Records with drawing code
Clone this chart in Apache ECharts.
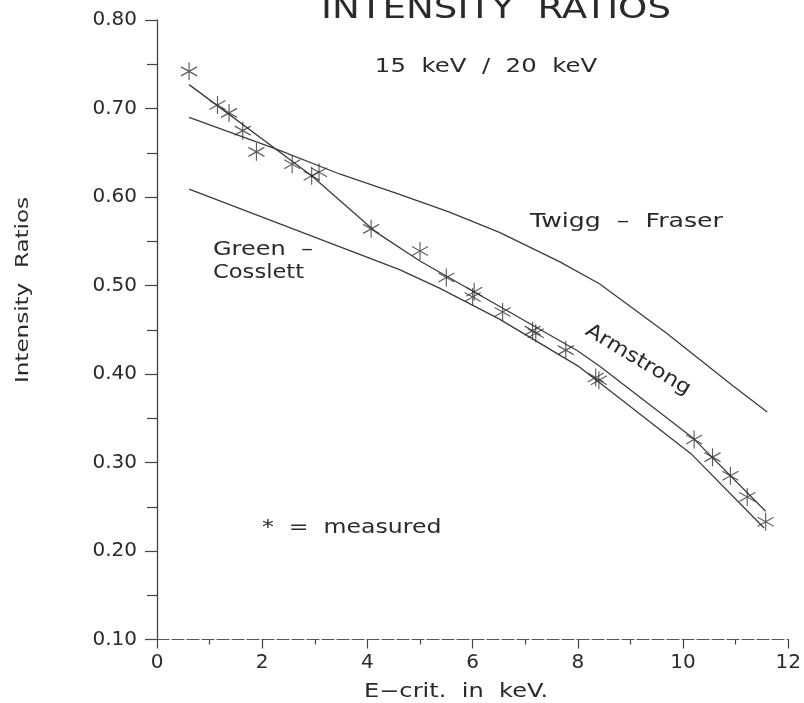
<!DOCTYPE html>
<html>
<head>
<meta charset="utf-8">
<script src="https://cdn.jsdelivr.net/npm/echarts@6/dist/echarts.min.js"></script>
<style>
html,body{margin:0;padding:0;background:#fff;}
#chart{width:804px;height:703px;}
</style>
</head>
<body>
<div id="chart"></div>
<script>
// Measured points (asterisks)
var measuredX = [0.61, 1.15, 1.37, 1.63, 1.89, 2.57, 2.94, 3.08, 4.07, 5.00, 5.50, 6.03, 6.00, 6.57, 7.14, 7.20, 7.77, 8.34, 8.40, 10.21, 10.56, 10.90, 11.22, 11.57];
var measuredY = [0.742, 0.704, 0.695, 0.675, 0.651, 0.637, 0.624, 0.628, 0.564, 0.539, 0.509, 0.493, 0.487, 0.470, 0.449, 0.446, 0.427, 0.396, 0.393, 0.326, 0.306, 0.285, 0.261, 0.233];

// Armstrong curve
var armstrongX = [0.61, 2.94, 4.17, 4.99, 8.00, 8.41, 10.20, 11.57];
var armstrongY = [0.727, 0.624, 0.560, 0.528, 0.426, 0.409, 0.327, 0.245];

// Twigg - Fraser curve
var twiggX = [0.61, 2.27, 3.47, 4.61, 5.56, 6.51, 7.65, 8.41, 9.67, 10.94, 11.60];
var twiggY = [0.690, 0.654, 0.626, 0.603, 0.583, 0.560, 0.527, 0.502, 0.447, 0.387, 0.357];

// Green - Cosslett curve
var greenX = [0.61, 4.61, 5.37, 6.51, 8.03, 10.15, 11.54];
var greenY = [0.609, 0.518, 0.497, 0.462, 0.408, 0.310, 0.226];

// Tick labels
var xTickLabels = ['0', '2', '4', '6', '8', '10', '12'];
var yTickLabels = ['0.10', '0.20', '0.30', '0.40', '0.50', '0.60', '0.70', '0.80'];

function pairs(xs, ys) { return xs.map(function (x, i) { return [x, ys[i]]; }); }

var FONT = '"DejaVu Sans", sans-serif';
var INK = '#2a2a2a';
var LINE = '#3c3c3c';

var chart = echarts.init(document.getElementById('chart'), null, {renderer: 'canvas'});
var lineStyle = {color: LINE, width: 1.3};

function label(text, x, y, size, sx, align, rot) {
  return {
    type: 'text', x: x, y: y, scaleX: sx, rotation: rot || 0,
    style: {text: text, font: size + 'px ' + FONT, fill: INK, textAlign: align, textVerticalAlign: 'middle'}
  };
}

var option = {
  backgroundColor: '#ffffff',
  animation: false,
  grid: {left: 157, right: 15, top: 20, bottom: 63.5, containLabel: false},
  xAxis: {
    type: 'value', min: 0, max: 12, interval: 2,
    axisLine: {show: true, onZero: false, lineStyle: {color: '#555', width: 1.2, type: [12, 3]}},
    axisTick: {show: true, inside: false, length: 9, lineStyle: {color: '#444', width: 1.2}},
    minorTick: {show: true, splitNumber: 2, length: 5, lineStyle: {color: '#444', width: 1.2}},
    splitLine: {show: false},
    axisLabel: {
      margin: 13, color: INK, fontSize: 20, fontFamily: FONT,
      formatter: function (v) { var i = Math.round(v / 2); return xTickLabels[i] !== undefined ? xTickLabels[i] : ''; }
    }
  },
  yAxis: {
    type: 'value', min: 0.1, max: 0.8, interval: 0.1,
    axisLine: {show: true, onZero: false, lineStyle: {color: '#444', width: 1.3}},
    axisTick: {show: true, inside: false, length: 12, lineStyle: {color: '#444', width: 1.2}},
    minorTick: {show: true, splitNumber: 2, length: 10, lineStyle: {color: '#444', width: 1.2}},
    splitLine: {show: false},
    axisLabel: {
      margin: 20, color: INK, fontSize: 20, fontFamily: FONT,
      formatter: function (v) { var i = Math.round(v * 10) - 1; return yTickLabels[i] !== undefined ? yTickLabels[i] : ''; }
    }
  },
  series: [
    {type: 'line', name: 'Armstrong', data: pairs(armstrongX, armstrongY), symbol: 'none', lineStyle: lineStyle, z: 2},
    {type: 'line', name: 'Twigg - Fraser', data: pairs(twiggX, twiggY), symbol: 'none', lineStyle: lineStyle, z: 2},
    {type: 'line', name: 'Green - Cosslett', data: pairs(greenX, greenY), symbol: 'none', lineStyle: lineStyle, z: 2},
    {
      type: 'scatter', name: 'measured', data: pairs(measuredX, measuredY),
      symbol: 'path://M5,0L5,12M0,3L10,9M0,9L10,3',
      symbolSize: [16, 18],
      itemStyle: {color: 'rgba(0,0,0,0)', borderColor: '#333', borderWidth: 1.2},
      z: 3
    }
  ],
  graphic: [
    label('INTENSITY  RATIOS', 496, 10, 31, 1.2, 'center'),
    label('15  keV  /  20  keV', 486, 67, 20, 1.22, 'center'),
    label('Intensity  Ratios', 23, 290, 18, 1.28, 'center', Math.PI / 2),
    label('E\u2212crit.  in  keV.', 456, 692, 19, 1.27, 'center'),
    label('Green  \u2013', 213, 250, 20, 1.2, 'left'),
    label('Cosslett', 213, 273, 20, 1.13, 'left'),
    label('Twigg  \u2013  Fraser', 530, 222, 20, 1.26, 'left'),
    label('Armstrong', 638, 360, 20, 1.14, 'center', -31 * Math.PI / 180),
    label('*  =  measured', 262, 528, 20, 1.18, 'left')
  ]
};
chart.setOption(option);
</script>
</body>
</html>
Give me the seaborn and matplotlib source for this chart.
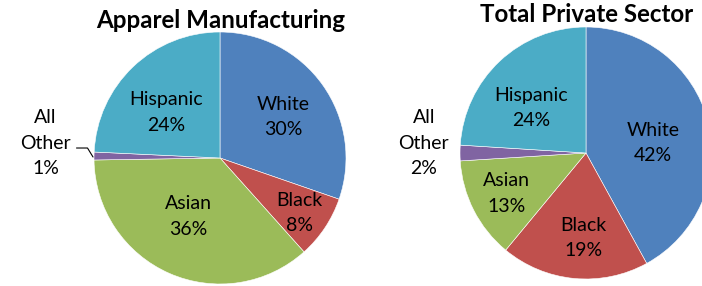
import numpy as np
import matplotlib
matplotlib.use("Agg")
import matplotlib.pyplot as plt
import seaborn as sns

# data
groups = ["White", "Black", "Asian", "All\nOther", "Hispanic"]
apparel = [30, 8, 36, 1, 24]
private = [42, 19, 13, 2, 24]
colors = ["#4F81BD", "#C0504D", "#9BBB59", "#8064A2", "#4BACC6"]

# label placement: distance from centre (fraction of radius) and angle nudge (deg)
apparel_dist = [0.60, 0.77, 0.53, 1.39, 0.56]
apparel_turn = [-2.5, -1.0, -5.0, -4.0, 6.0]
private_dist = [0.54, 0.675, 0.71, 1.29, 0.565]
private_turn = [-6.0, 3.4, 0.0, -3.5, 7.5]

sns.set_theme(style="white")
plt.rcParams["font.family"] = ["Lato", "DejaVu Sans"]

W, H = 702, 286
fig = plt.figure(figsize=(W / 100, H / 100), dpi=100)
ax = fig.add_axes([0, 0, 1, 1])
ax.set_xlim(0, W)
ax.set_ylim(0, H)
ax.set_aspect("equal")
ax.axis("off")

R = 126


def draw_pie(values, dists, turns, cx, cy, title, ty, leader):
    wedges, _ = ax.pie(values, colors=colors, startangle=90, counterclock=False,
                       center=(cx, cy), radius=R, frame=True,
                       wedgeprops=dict(edgecolor="white", linewidth=0.4))
    for w, name, v, d, t in zip(wedges, groups, values, dists, turns):
        mid = (w.theta1 + w.theta2) / 2
        a = np.deg2rad(mid + t)
        x = cx + d * R * np.cos(a)
        y = cy + d * R * np.sin(a)
        ax.text(x, y, "%s\n%d%%" % (name, v), ha="center", va="center",
                fontsize=14, linespacing=1.6, color="black")
        if leader and d > 1:
            ex = cx + R * np.cos(np.deg2rad(mid))
            ey = cy + R * np.sin(np.deg2rad(mid))
            lx = x + 31
            ly = y - 5
            ax.plot([lx, lx + 11, ex - 1], [ly, ly, ey - 1],
                    color="black", lw=0.8, solid_joinstyle="miter")
    ax.text(cx + 1, ty, title, ha="center", va="center", fontsize=17.4,
            fontweight="bold", color="black")


draw_pie(apparel, apparel_dist, apparel_turn, 220, H - 158,
         "Apparel Manufacturing", H - 20, True)
draw_pie(private, private_dist, private_turn, 586, H - 153,
         "Total Private Sector", H - 14, False)

ax.set_xlim(0, W)
ax.set_ylim(0, H)
ax.axis("off")
fig.savefig("out.png", dpi=100)
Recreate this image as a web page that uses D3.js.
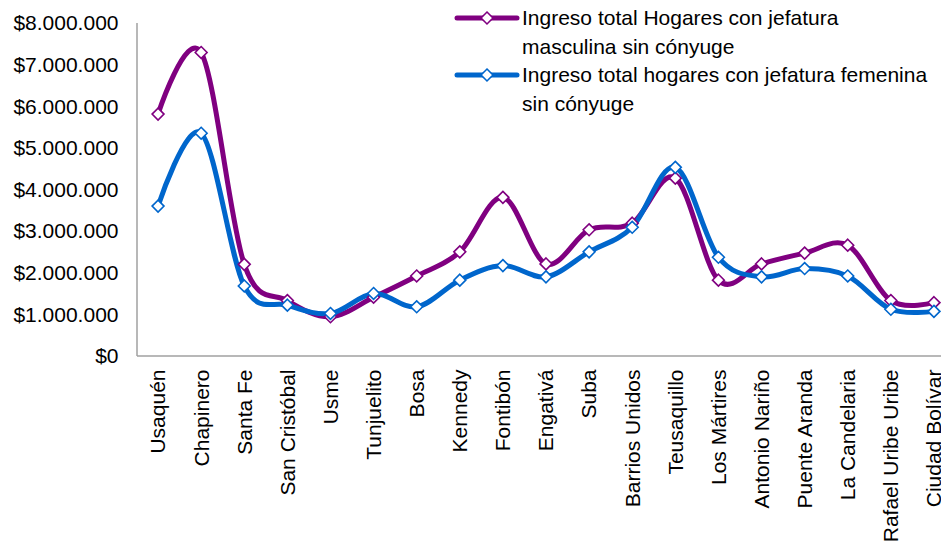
<!DOCTYPE html>
<html><head><meta charset="utf-8">
<script src="https://cdn.jsdelivr.net/npm/d3@7"></script>
<style>body{margin:0;background:#fff;overflow:hidden}svg{display:block}text{font-family:"Liberation Sans",Arial,sans-serif;fill:#000}</style>
</head><body>
<script>
const categories = ["Usaquén","Chapinero","Santa Fe","San Cristóbal","Usme","Tunjuelito","Bosa","Kennedy","Fontibón","Engativá","Suba","Barrios Unidos","Teusaquillo","Los Mártires","Antonio Nariño","Puente Aranda","La Candelaria","Rafael Uribe Uribe","Ciudad Bolívar"];
const masculina = [5800000,7280000,2190000,1320000,930000,1400000,1910000,2490000,3800000,2200000,3020000,3180000,4260000,1810000,2200000,2460000,2650000,1320000,1270000];
const femenina = [3590000,5340000,1670000,1210000,1010000,1490000,1170000,1810000,2160000,1890000,2490000,3080000,4520000,2360000,1890000,2090000,1910000,1110000,1060000];
const yTicks = [0,1000000,2000000,3000000,4000000,5000000,6000000,7000000,8000000];
const seriesNames = ["Ingreso total Hogares con jefatura|masculina sin cónyuge","Ingreso total hogares con jefatura femenina|sin cónyuge"];
const colors = ["#800080","#0066CC"];

(function(){
const W=941,H=544;
const svg=d3.select("body").append("svg").attr("width",W).attr("height",H);
const pL=136.5, pR=955.5, pT=22.5, pB=355.5;
const x=d3.scaleBand().domain(categories).range([pL,pR]).padding(0);
const y=d3.scaleLinear().domain([0,8000000]).range([pB,pT]);
const fmt=v=>"$"+d3.format(",")(v).replace(/,/g,".");

const ya=svg.append("g").attr("transform",`translate(${pL},0)`).call(d3.axisLeft(y).tickValues(yTicks).tickSize(0).tickPadding(18).tickFormat(fmt));
ya.select(".domain").attr("stroke","#a0a0a0").attr("stroke-width",1.5);
ya.selectAll("text").style("font-size","21px").attr("dy","0.35em");
const xa=svg.append("g").attr("transform",`translate(0,${pB})`).call(d3.axisBottom(x).tickSize(0).tickPadding(0));
xa.select(".domain").attr("stroke","#a0a0a0").attr("stroke-width",1.5);
xa.selectAll("text").style("font-size","21px").attr("text-anchor","end").attr("transform","translate(0,14) rotate(-90)").attr("dx",0).attr("dy","0.35em").attr("x",0).attr("y",0);

const cx=d=>x(d)+x.bandwidth()/2;
const line=d3.line().x((d,i)=>cx(categories[i])).y(d=>y(d)).curve(d3.curveCatmullRom.alpha(0));
[masculina,femenina].forEach((s,k)=>{
  svg.append("path").datum(s).attr("d",line).attr("fill","none").attr("stroke",colors[k]).attr("stroke-width",5).attr("stroke-linejoin","round");
});
const diamond=d3.symbol().type(d3.symbolDiamond2).size(90);
[masculina,femenina].forEach((s,k)=>{
  svg.append("g").selectAll("path").data(s).join("path").attr("d",diamond)
    .attr("transform",(d,i)=>`translate(${cx(categories[i])},${y(d)})`)
    .attr("fill","#fff").attr("stroke",colors[k]).attr("stroke-width",1.6);
});

const lg=svg.append("g");
seriesNames.forEach((n,k)=>{
  const ly=18+k*57;
  lg.append("line").attr("x1",457).attr("x2",517).attr("y1",ly).attr("y2",ly).attr("stroke",colors[k]).attr("stroke-width",5).attr("stroke-linecap","round");
  lg.append("path").attr("d",diamond).attr("transform",`translate(487,${ly})`).attr("fill","#fff").attr("stroke",colors[k]).attr("stroke-width",1.6);
  n.split("|").forEach((t,j)=>{
    lg.append("text").attr("x",522).attr("y",ly+j*29).attr("dy","0.35em").style("font-size","21px").text(t);
  });
});
})();
</script>
</body></html>
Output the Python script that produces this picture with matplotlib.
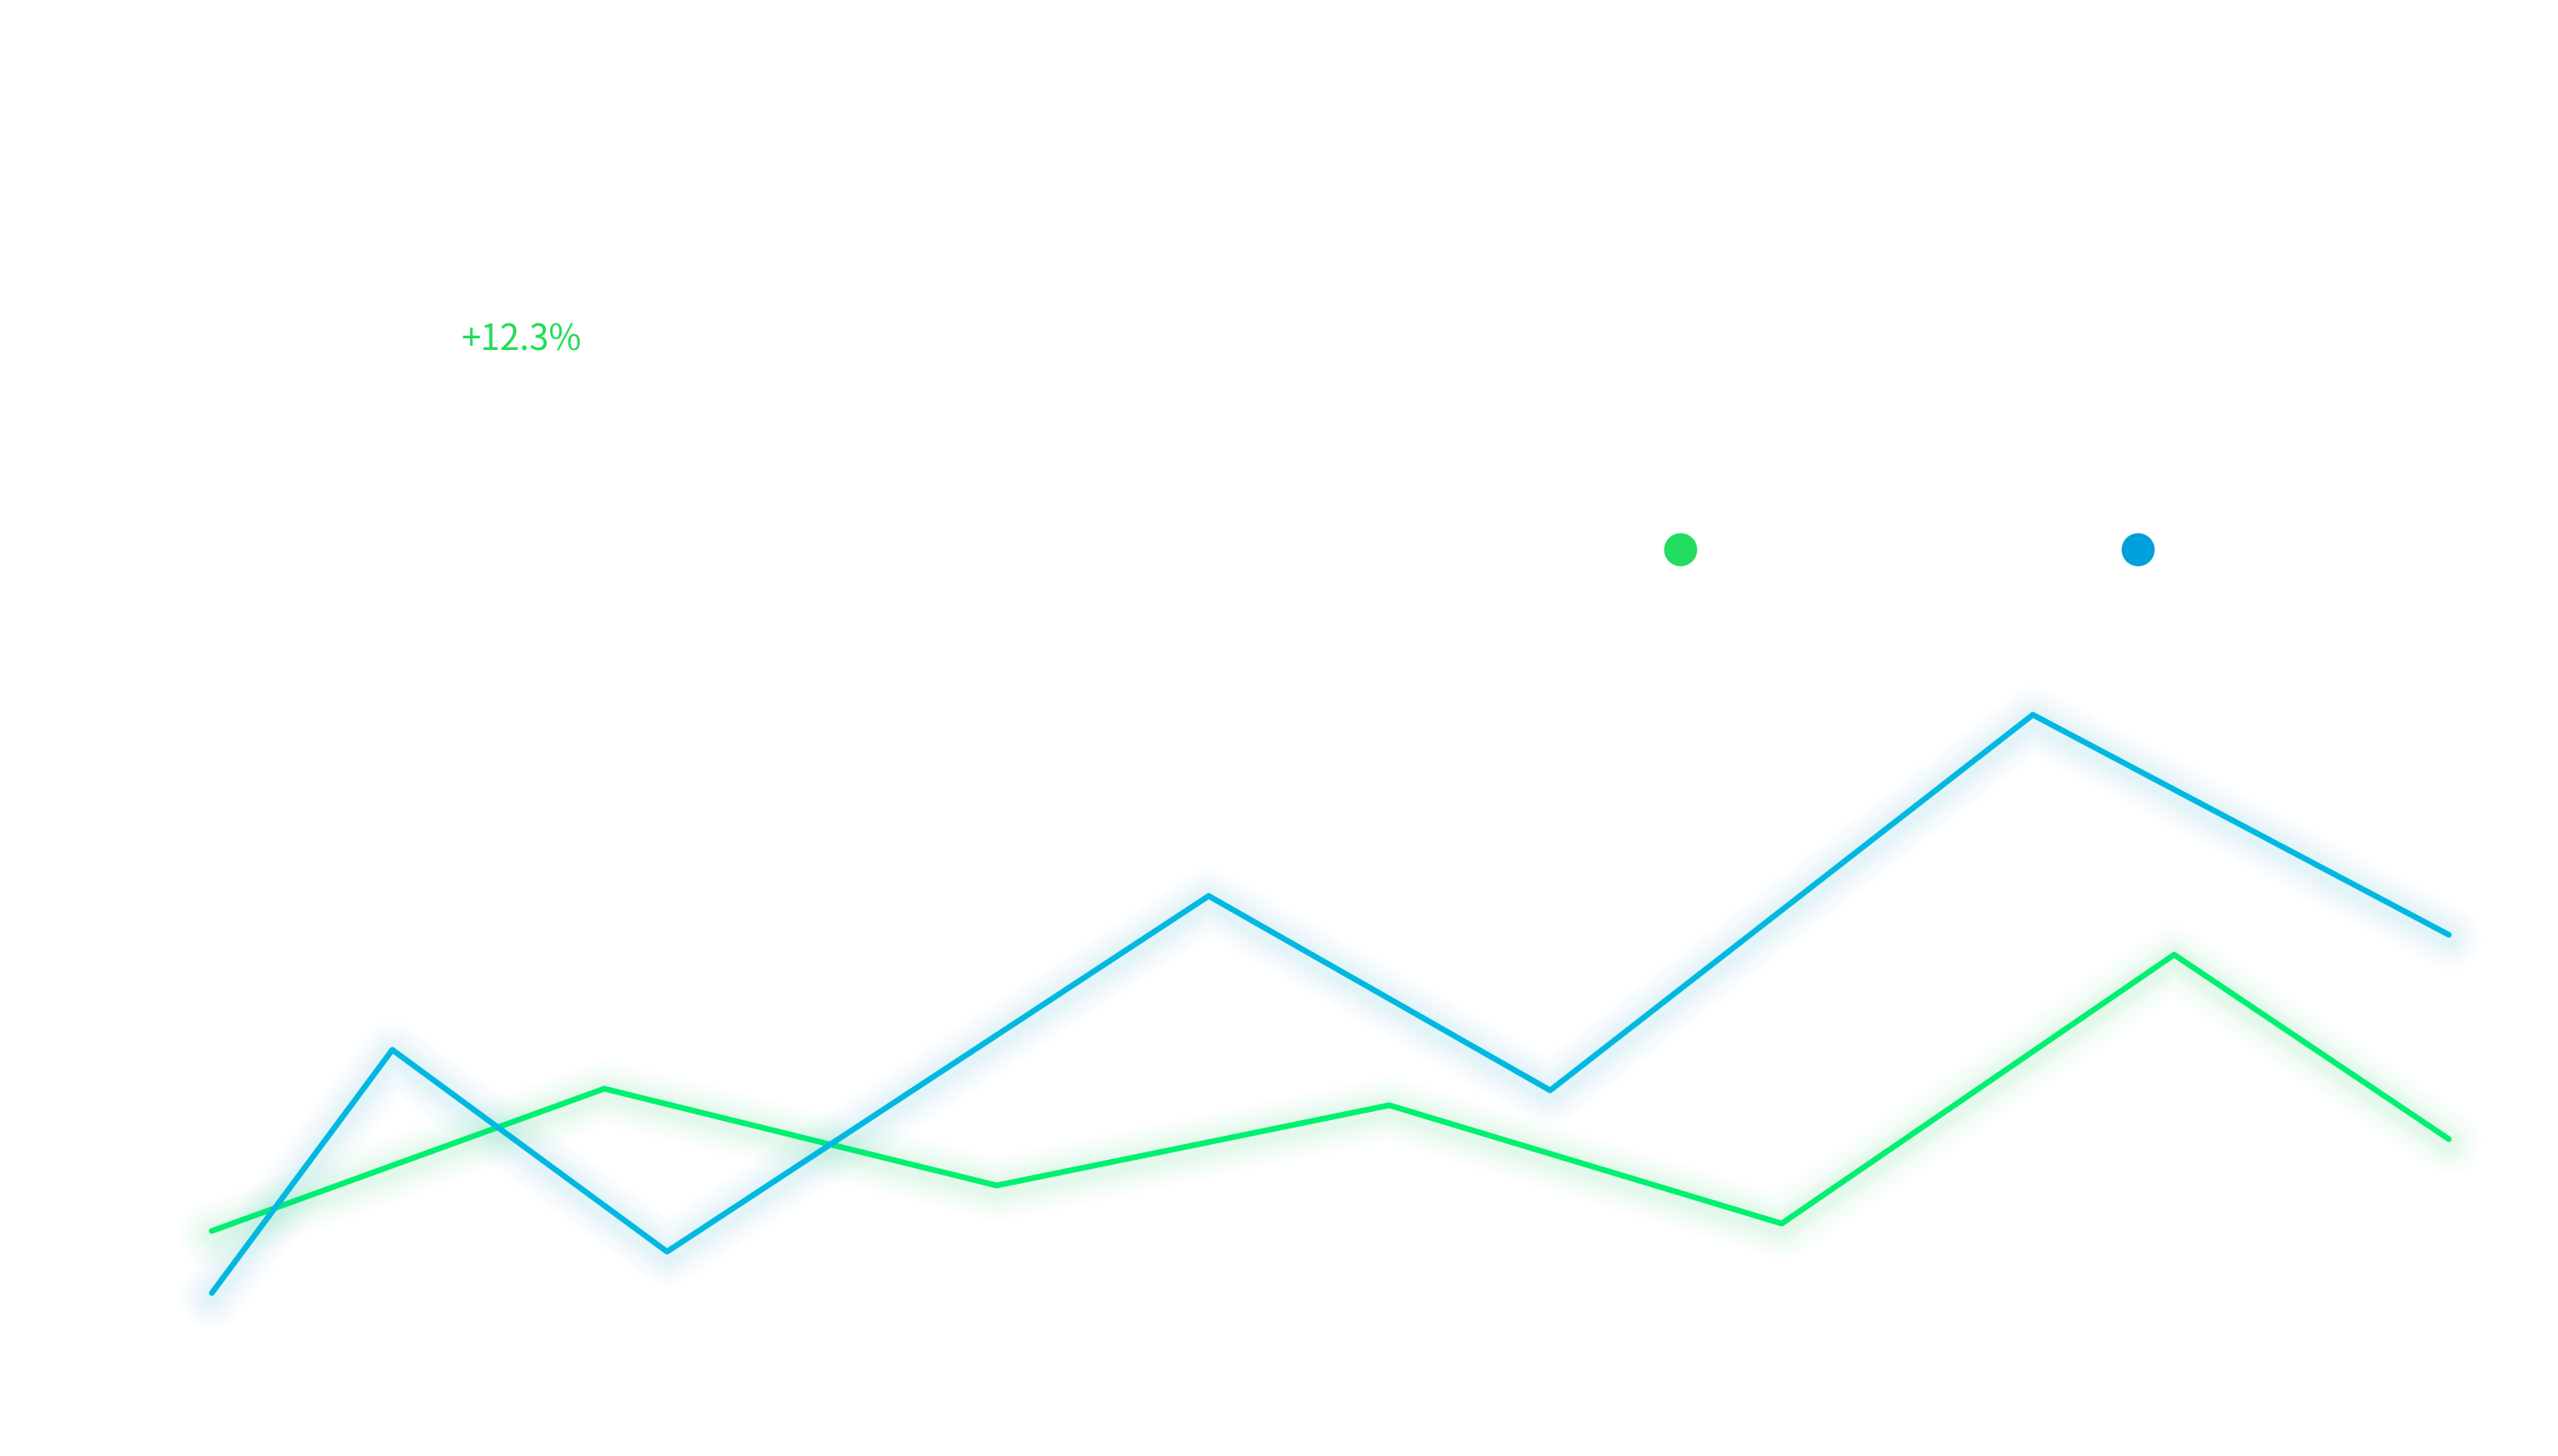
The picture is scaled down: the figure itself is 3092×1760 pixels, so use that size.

**Exercise brief:** Copy nothing but the lines from the top of the data down to the line containing "0.409, 0.327, 0.245];", and leave the pictures out.

**Response for this exercise:**
Clone this chart in Apache ECharts.
<!DOCTYPE html>
<html>
<head>
<meta charset="utf-8">
<script src="https://cdn.jsdelivr.net/npm/echarts@6/dist/echarts.min.js"></script>
<style>
html,body{margin:0;padding:0;background:#fff;}
#chart{width:804px;height:703px;}
</style>
</head>
<body>
<div id="chart"></div>
<script>
// Measured points (asterisks)
var measuredX = [0.61, 1.15, 1.37, 1.63, 1.89, 2.57, 2.94, 3.08, 4.07, 5.00, 5.50, 6.03, 6.00, 6.57, 7.14, 7.20, 7.77, 8.34, 8.40, 10.21, 10.56, 10.90, 11.22, 11.57];
var measuredY = [0.742, 0.704, 0.695, 0.675, 0.651, 0.637, 0.624, 0.628, 0.564, 0.539, 0.509, 0.493, 0.487, 0.470, 0.449, 0.446, 0.427, 0.396, 0.393, 0.326, 0.306, 0.285, 0.261, 0.233];

// Armstrong curve
var armstrongX = [0.61, 2.94, 4.17, 4.99, 8.00, 8.41, 10.20, 11.57];
var armstrongY = [0.727, 0.624, 0.560, 0.528, 0.426, 0.409, 0.327, 0.245];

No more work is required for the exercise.